Planning and Activities
Day 1
Model short division to find 2381 ÷ 3 using sticky notes and base-10 equipment, or the ‘Short division 1’ presentation. Repeat with 1381 ÷ 6 and 1281 ÷ 5 using just the sticky notes.
Group Activities: T with Y5
Y5 -- Investigate short division of given 3-digit numbers. Explain a pattern in the remainders.
-- Investigate short division of given 4-digit numbers. Explain a pattern in the remainders.
Y6 -- Division investigation (square a prime number, add 14, divide by 12, note the remainder).
Day 2
Use the ‘bus shelter’ short division layout to model 5466 ÷ 4. Agree that we can divide the remainder 2 by 4 to give 2/4. How can we simplify this? Agree the answer as 1366¹/2. Repeat for 5120 ÷ 6. Write 5118 ÷ 6. What do you think will be the answer to this? Can you suggest other divisions by 6 that will not have a remainder? A division that will have 1/6 in the answer?

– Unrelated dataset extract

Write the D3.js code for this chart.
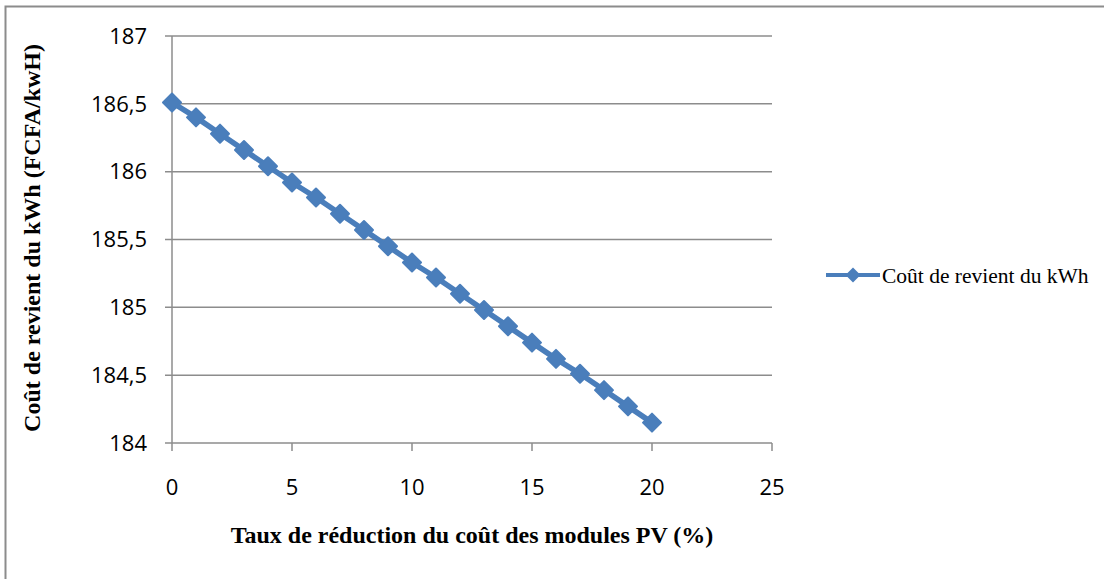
<!DOCTYPE html>
<html><head><meta charset="utf-8">
<script src="https://cdn.jsdelivr.net/npm/d3@7"></script>
<style>body{margin:0;background:#fff}svg{display:block}</style>
</head><body>
<svg id="c" width="1104" height="579"></svg>
<script>
const xValues = [0,1,2,3,4,5,6,7,8,9,10,11,12,13,14,15,16,17,18,19,20];
const costValues = [186.51,186.40,186.28,186.16,186.04,185.92,185.81,185.69,185.57,185.45,185.33,185.22,185.10,184.98,184.86,184.74,184.62,184.51,184.39,184.27,184.15];
const xTicks = [0,5,10,15,20,25];
const yTicks = [184,184.5,185,185.5,186,186.5,187];
const seriesName = "Coût de revient du kWh";
const xTitle = "Taux de réduction du coût des modules PV (%)";
const yTitle = "Coût de revient du kWh (FCFA/kwH)";

const svg = d3.select("#c");
const L=172, R=772, T=36, B=443;
const x = d3.scaleLinear().domain([0,25]).range([L,R]);
const y = d3.scaleLinear().domain([184,187]).range([B,T]);
const grey = "#8c8c8c";
const blue = "#4a7ebb";

// outer border
svg.append("rect").attr("x",5.5).attr("y",6.5).attr("width",1110).attr("height",600)
  .attr("fill","none").attr("stroke",grey).attr("stroke-width",2);

// horizontal gridlines
svg.append("g").selectAll("line").data(yTicks).join("line")
  .attr("x1",L-7).attr("x2",R).attr("y1",d=>y(d)).attr("y2",d=>y(d))
  .attr("stroke",grey).attr("stroke-width",1.5);

// y axis line
svg.append("line").attr("x1",L).attr("x2",L).attr("y1",T).attr("y2",B)
  .attr("stroke",grey).attr("stroke-width",1.5);
// x tick marks
svg.append("g").selectAll("line").data(xTicks).join("line")
  .attr("x1",d=>x(d)).attr("x2",d=>x(d)).attr("y1",B).attr("y2",B+8)
  .attr("stroke",grey).attr("stroke-width",1.5);

const fmt = d => String(d).replace(".", ",");
svg.append("g").selectAll("text").data(yTicks).join("text")
  .attr("x",L-25).attr("y",d=>y(d)).attr("dy","0.35em").attr("text-anchor","end")
  .attr("font-family","'Open Sans', sans-serif").attr("font-size",22).attr("fill","#000")
  .text(fmt);
svg.append("g").selectAll("text").data(xTicks).join("text")
  .attr("x",d=>x(d)).attr("y",B+44).attr("dy","0.35em").attr("text-anchor","middle")
  .attr("font-family","'Open Sans', sans-serif").attr("font-size",22).attr("fill","#000")
  .text(fmt);

// titles
svg.append("text").attr("x",472).attr("y",543).attr("text-anchor","middle")
  .attr("font-family","'Liberation Serif', serif").attr("font-weight","bold").attr("font-size",24)
  .text(xTitle);
svg.append("text").attr("transform","translate(40,238) rotate(-90)").attr("text-anchor","middle")
  .attr("font-family","'Liberation Serif', serif").attr("font-weight","bold").attr("font-size",24)
  .text(yTitle);

const data = xValues.map((v,i)=>({x:v,y:costValues[i]}));
svg.append("path").datum(data)
  .attr("d", d3.line().x(d=>x(d.x)).y(d=>y(d.y)))
  .attr("fill","none").attr("stroke",blue).attr("stroke-width",5.5);

const diamond = (cx,cy,h) => `M${cx},${cy-h}L${cx+h},${cy}L${cx},${cy+h}L${cx-h},${cy}Z`;
svg.append("g").selectAll("path").data(data).join("path")
  .attr("d",d=>diamond(x(d.x),y(d.y),9))
  .attr("fill",blue).attr("stroke",blue).attr("stroke-width",2).attr("stroke-linejoin","round");

// legend
const ly = 275;
svg.append("line").attr("x1",826).attr("x2",880).attr("y1",ly).attr("y2",ly)
  .attr("stroke",blue).attr("stroke-width",4);
svg.append("path").attr("d",diamond(853,ly,7.5)).attr("fill",blue);
svg.append("text").attr("x",882).attr("y",ly).attr("dy","0.35em")
  .attr("font-family","'Liberation Serif', serif").attr("font-size",21.5).text(seriesName);
</script>
</body></html>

Group Activities: T with Y5/6 activity
Y5 -- Make a 3-digit number; divide by a fourth number. Score the remainder.
Y5/Y6 -- Divide 4-digit numbers by 1-digit numbers, investigating largest possible fraction remainders.
Y6 -- Divide 4-digit numbers by 1-digit numbers, investigating largest possible fraction remainders.
Day 3
Write: 472 ÷ 4, 3958 ÷ 3, 2786 ÷ 4, 7975 ÷ 4. Children agree an estimate for each. Take feedback on strategies. Model finding 2786 ÷ 4; express the remainder as fraction and simplify. Children calculate 2054 ÷ 3, then write a division with an answer >1000 and one with an answer <1000.
Further Teaching with Y6
Write 555, pointing out that this 3-digit number has all digits the same. Ask children to add the three digits, then calculate 555 ÷ 15, estimating first. Show, using long division.
Group Activities: T with Y6
Y5 -- Use the ‘Remainder runners’ in-depth problem-solving investigation below as today’s group activity.
Or, use these activities:
-- Practise short division of 3- and 4-digit numbers, creating calculations with number cards.
Y6 -- Use short or long division to investigate properties of divisibility.